§ Dataset content
- - - - -
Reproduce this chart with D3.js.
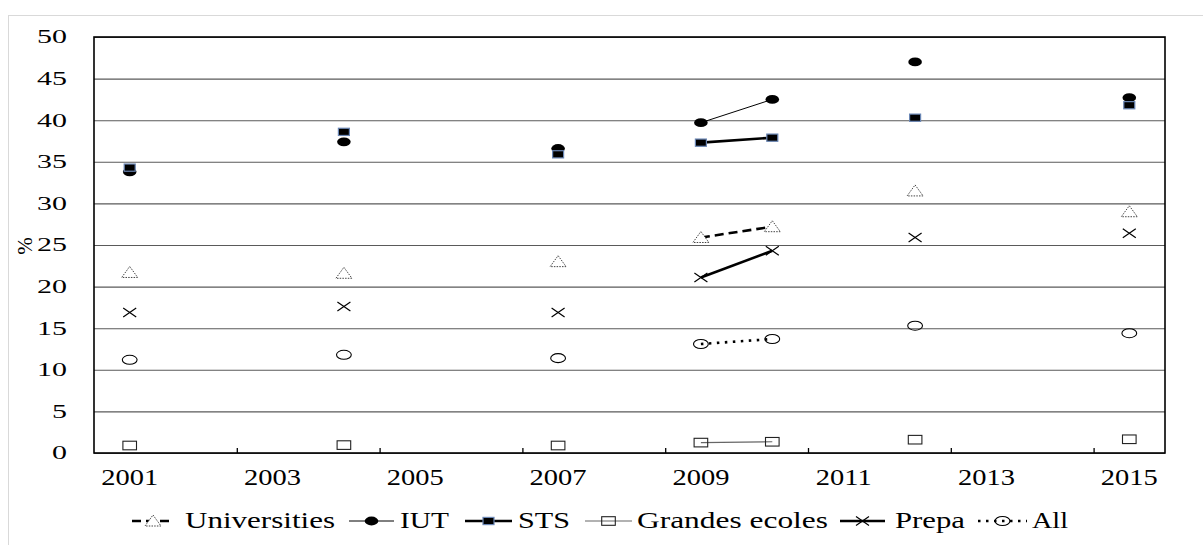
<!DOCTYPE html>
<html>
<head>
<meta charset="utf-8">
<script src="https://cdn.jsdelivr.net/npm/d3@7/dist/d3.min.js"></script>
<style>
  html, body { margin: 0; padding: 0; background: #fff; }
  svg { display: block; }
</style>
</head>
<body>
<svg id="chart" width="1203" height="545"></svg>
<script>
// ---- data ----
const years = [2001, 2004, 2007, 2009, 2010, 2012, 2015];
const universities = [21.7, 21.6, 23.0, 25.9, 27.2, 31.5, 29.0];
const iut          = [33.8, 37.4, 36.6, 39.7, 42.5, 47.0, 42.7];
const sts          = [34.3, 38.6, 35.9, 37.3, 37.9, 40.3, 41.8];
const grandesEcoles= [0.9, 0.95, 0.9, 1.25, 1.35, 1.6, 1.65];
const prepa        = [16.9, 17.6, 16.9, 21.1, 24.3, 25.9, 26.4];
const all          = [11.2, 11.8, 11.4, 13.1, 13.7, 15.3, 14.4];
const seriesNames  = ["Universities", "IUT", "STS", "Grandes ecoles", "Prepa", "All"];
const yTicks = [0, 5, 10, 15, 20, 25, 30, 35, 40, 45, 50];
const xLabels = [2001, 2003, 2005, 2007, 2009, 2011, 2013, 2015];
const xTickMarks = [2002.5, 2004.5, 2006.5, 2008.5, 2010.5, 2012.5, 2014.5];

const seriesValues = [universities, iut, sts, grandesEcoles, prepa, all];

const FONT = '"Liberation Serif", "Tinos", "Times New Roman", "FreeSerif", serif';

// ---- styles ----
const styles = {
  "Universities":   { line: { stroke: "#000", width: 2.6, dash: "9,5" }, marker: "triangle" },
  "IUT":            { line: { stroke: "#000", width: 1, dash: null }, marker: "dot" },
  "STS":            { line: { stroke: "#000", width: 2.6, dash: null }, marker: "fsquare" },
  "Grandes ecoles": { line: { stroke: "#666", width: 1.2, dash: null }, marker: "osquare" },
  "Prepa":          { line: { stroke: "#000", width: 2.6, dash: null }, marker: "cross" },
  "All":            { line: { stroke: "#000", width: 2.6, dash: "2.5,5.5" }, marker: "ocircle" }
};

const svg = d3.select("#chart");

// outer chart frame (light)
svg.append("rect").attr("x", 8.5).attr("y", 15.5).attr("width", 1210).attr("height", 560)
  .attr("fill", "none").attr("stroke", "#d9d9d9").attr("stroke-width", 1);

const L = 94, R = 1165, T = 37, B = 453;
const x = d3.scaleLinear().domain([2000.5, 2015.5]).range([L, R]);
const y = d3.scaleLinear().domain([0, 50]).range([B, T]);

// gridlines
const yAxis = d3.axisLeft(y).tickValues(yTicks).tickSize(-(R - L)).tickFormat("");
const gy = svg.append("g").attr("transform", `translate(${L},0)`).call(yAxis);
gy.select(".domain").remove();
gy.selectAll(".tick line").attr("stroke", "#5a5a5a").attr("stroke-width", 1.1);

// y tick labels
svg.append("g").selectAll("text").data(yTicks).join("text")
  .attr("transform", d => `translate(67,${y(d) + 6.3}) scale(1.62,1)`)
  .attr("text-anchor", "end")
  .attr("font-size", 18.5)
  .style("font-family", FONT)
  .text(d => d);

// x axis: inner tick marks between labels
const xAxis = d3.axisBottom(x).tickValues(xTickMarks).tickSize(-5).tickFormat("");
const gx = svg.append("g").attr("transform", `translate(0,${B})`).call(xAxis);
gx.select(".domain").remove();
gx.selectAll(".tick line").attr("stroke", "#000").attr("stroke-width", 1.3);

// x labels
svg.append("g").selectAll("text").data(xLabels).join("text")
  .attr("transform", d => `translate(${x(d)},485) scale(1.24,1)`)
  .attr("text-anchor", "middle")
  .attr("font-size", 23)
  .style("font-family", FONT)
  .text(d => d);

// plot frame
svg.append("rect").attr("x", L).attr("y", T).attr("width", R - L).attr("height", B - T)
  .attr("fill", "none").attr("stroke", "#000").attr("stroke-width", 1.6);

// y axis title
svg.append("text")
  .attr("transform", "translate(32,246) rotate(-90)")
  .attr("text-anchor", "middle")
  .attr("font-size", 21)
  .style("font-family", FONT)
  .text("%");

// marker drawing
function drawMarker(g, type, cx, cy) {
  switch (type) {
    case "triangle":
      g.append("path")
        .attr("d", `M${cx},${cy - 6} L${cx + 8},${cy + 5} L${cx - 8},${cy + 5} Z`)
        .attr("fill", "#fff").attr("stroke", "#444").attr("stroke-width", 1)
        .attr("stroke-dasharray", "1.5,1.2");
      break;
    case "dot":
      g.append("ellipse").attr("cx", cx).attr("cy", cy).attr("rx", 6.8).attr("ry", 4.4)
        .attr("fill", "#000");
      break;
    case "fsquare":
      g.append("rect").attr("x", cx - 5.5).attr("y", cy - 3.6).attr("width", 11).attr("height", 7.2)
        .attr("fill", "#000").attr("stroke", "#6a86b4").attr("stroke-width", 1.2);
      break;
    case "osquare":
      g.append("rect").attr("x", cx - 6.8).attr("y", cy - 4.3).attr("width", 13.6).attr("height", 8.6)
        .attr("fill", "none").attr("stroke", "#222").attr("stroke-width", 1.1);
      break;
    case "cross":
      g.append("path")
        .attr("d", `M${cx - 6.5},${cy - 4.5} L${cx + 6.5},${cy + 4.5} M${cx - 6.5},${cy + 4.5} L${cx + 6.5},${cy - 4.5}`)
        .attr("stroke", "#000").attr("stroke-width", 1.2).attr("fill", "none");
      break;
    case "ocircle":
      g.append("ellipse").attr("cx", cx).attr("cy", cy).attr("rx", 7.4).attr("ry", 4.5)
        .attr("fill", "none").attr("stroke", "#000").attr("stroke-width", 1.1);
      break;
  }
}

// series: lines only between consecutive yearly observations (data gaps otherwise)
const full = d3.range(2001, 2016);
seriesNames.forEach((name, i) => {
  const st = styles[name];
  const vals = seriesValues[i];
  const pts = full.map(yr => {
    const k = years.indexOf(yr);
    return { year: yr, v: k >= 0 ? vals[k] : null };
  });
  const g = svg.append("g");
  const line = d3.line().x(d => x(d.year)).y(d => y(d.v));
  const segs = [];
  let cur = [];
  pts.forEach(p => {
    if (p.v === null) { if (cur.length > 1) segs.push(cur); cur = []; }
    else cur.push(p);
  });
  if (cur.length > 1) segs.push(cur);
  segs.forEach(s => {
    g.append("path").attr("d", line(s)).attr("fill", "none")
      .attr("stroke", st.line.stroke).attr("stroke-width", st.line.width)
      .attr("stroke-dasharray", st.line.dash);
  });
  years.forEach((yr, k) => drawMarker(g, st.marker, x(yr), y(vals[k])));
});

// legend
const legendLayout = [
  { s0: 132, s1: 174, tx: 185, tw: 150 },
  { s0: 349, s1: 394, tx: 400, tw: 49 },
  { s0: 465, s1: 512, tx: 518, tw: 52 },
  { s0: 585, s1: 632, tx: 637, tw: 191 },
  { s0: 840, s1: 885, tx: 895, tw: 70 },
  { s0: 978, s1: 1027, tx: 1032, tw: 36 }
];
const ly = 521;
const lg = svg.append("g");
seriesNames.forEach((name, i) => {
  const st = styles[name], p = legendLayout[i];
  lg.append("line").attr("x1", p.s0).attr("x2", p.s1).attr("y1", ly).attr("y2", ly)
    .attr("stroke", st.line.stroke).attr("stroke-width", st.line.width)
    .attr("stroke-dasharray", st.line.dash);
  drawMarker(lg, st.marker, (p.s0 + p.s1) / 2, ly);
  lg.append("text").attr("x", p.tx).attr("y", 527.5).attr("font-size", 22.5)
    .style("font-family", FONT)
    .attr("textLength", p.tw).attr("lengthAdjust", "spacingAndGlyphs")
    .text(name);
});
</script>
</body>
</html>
- - - - -
§ Written problem
Pull out every line in the data above that has the word "chart".

§ Exercise output
Reproduce this chart with D3.js.
<svg id="chart" width="1203" height="545"></svg>
const svg = d3.select("#chart");
// outer chart frame (light)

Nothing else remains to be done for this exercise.